Знать ради чего. Как много это значит в жизни! Взять хотя бы того же Нгоапу...
«Крестник» мдлаки
С этим парнишкой они познакомились вскоре после той памятной недели в Питермарицбурге, когда родилось Движение за самосознание черных. Тогда, как и сегодня, Мдлака зашел за Абрахамом в школу после уроков. Друзья не спеша шли по бесконечной Потчефстроом-роуд, где в сгущавшихся сумерках уже тускло светили редкие уличные фонари. На востоке небо было заметно светлей — Иоганнесбург в пятницу вечером позволял себе отдохнуть и повеселиться после лихорадки рабочей недели: смеющиеся белые на тщательно подметенных африканцами тротуарах; переполненные бары, кино, дискотеки. По сравнению с Соуэто он представлялся Тиро не просто городом, а лагерем пришельцев с другой планеты, которые случайно высадились среди древней, но, увы, абсолютно чуждой им расы, а потому презираемой и угнетаемой. Не из-за этого ли сотни тысяч обитателей Соуэто должны были к десяти часам вечера покинуть пределы Йобурга, если только они не были нужны, чтобы обслуживать высокомерных господ. Впрочем, им милостиво разрешалось немного «развлечься»: набраться в шебине сдобренного для крепости известью самодельного пива, накуриться травки «дагги», в кровь избить друг друга.

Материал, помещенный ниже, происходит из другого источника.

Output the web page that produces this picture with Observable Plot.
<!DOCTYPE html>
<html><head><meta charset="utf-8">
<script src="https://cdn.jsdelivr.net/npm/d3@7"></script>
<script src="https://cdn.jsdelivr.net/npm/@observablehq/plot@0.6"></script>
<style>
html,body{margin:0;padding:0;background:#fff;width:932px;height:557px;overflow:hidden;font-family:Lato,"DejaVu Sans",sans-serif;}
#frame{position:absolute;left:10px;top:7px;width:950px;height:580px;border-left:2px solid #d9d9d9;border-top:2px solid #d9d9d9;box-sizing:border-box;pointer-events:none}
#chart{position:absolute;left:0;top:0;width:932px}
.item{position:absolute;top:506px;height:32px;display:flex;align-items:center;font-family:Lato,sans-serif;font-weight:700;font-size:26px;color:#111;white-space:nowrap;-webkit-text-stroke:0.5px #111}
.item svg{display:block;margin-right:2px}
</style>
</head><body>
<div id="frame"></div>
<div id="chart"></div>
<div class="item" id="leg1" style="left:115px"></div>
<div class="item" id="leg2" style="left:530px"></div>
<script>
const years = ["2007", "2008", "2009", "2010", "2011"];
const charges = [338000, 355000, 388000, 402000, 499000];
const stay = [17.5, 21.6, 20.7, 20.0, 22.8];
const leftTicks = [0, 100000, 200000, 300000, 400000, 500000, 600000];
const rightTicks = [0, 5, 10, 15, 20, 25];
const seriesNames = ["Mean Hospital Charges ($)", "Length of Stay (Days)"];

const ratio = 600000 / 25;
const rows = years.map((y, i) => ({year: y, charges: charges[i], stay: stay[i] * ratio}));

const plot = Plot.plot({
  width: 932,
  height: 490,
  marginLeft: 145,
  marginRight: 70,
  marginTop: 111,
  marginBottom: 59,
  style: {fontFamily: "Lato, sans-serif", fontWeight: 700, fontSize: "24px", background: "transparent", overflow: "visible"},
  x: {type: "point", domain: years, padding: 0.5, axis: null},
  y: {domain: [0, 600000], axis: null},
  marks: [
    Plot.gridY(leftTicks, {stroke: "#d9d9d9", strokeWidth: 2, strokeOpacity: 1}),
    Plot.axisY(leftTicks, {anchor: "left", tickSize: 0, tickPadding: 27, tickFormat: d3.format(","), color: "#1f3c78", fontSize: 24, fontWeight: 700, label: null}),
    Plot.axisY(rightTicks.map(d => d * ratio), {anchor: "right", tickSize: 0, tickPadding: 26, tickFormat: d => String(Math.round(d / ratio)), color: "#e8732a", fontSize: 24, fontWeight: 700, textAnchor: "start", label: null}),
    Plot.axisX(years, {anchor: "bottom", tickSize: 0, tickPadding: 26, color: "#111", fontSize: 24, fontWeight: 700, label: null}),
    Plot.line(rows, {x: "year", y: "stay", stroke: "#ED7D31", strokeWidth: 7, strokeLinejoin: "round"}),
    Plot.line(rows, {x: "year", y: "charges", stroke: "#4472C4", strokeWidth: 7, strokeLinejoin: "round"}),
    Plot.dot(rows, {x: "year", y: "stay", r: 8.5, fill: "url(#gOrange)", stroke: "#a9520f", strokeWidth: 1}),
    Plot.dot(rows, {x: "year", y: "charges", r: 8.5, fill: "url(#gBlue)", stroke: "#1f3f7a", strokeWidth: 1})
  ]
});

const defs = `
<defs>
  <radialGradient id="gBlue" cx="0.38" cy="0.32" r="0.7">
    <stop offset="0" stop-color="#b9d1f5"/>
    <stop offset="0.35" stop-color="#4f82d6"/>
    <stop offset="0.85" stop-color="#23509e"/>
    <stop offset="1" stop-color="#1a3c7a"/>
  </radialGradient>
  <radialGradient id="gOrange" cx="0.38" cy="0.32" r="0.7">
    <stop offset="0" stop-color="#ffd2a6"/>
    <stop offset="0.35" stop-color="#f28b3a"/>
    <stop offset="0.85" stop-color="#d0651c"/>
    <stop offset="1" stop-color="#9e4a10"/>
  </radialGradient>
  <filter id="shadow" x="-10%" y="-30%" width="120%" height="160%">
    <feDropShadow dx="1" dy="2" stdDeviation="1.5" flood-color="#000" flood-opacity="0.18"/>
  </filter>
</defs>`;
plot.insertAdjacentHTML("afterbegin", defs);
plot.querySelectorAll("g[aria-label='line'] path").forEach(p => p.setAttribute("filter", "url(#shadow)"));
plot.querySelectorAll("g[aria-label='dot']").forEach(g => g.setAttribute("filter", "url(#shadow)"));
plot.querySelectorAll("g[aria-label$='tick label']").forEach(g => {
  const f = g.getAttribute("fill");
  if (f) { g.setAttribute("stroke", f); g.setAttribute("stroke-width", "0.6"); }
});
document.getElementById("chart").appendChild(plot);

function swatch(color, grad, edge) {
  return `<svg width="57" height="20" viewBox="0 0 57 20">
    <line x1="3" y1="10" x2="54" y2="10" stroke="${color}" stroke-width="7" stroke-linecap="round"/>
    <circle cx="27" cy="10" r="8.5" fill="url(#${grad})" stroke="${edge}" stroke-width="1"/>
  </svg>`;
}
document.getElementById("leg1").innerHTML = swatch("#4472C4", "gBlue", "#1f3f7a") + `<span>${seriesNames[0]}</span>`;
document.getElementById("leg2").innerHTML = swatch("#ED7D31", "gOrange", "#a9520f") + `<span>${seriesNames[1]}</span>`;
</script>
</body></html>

Абрахам и Мдлака свернули на боковую улицу в сторону Дубе. Под фонарем у перекрестка сидел седой африканец, выправлявший погнутое велосипедное колесо. Чуть дальше столпилась кучка любопытных, с интересом следившая за тщетными попытками пьяного выбраться из канавы. Но едва на Потчефстроом-роуд сверкнули фары «квелы-квелы» — патрульной полицейской машины, как фигуры растворились в дымных сумерках.
— Ну как можно молчать, видя все это? — с неподдельным недоумением вскинул голову Тиро.

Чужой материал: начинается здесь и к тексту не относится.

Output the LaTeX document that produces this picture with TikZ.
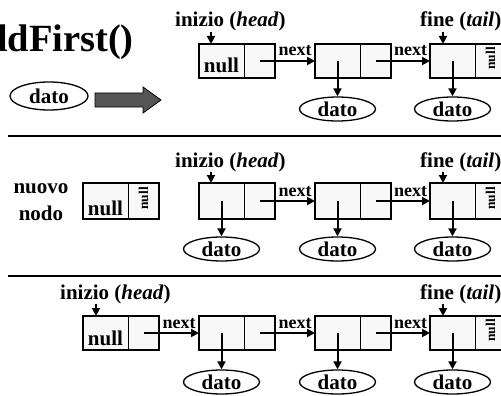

— Никто же не спорит, Абрахам. И все же, если на тебя донесут, от полиции тебе на этот раз так просто отвертеться не удастся. Да и САСМ можно подвести под удар. А оно только-только встает на ноги.
— Ну со мной все ясно, ты же знаешь, другого пути у меня нет. А САСМ пока ничего не грозит. Ведь полиция считает, что для властей ребята не представляют опасности. Пусть себе собирают гроши, чтобы дюжина-другая «черных сопляков» смогла уметь считать, сколько рандов наработали на того же «алмазного короля» Оппенгеймера тысячи нас, африканцев. Конечно, вовлекать в САСМ следует только тех, в ком абсолютно уверены. Логика жизни обязательно приведет их к столкновению с властью белых, и уж тут-то многое будет зависеть от личного мужества, стойкости. Логика жизни...
Последняя фраза осталась неоконченной, и Мдлака удивленно повернулся к Тиро. Тот кивнул в сторону забора, у которого о чем-то тихо совещались пятеро подростков-тсотси, «уличных шакалов» по-соуэтовски.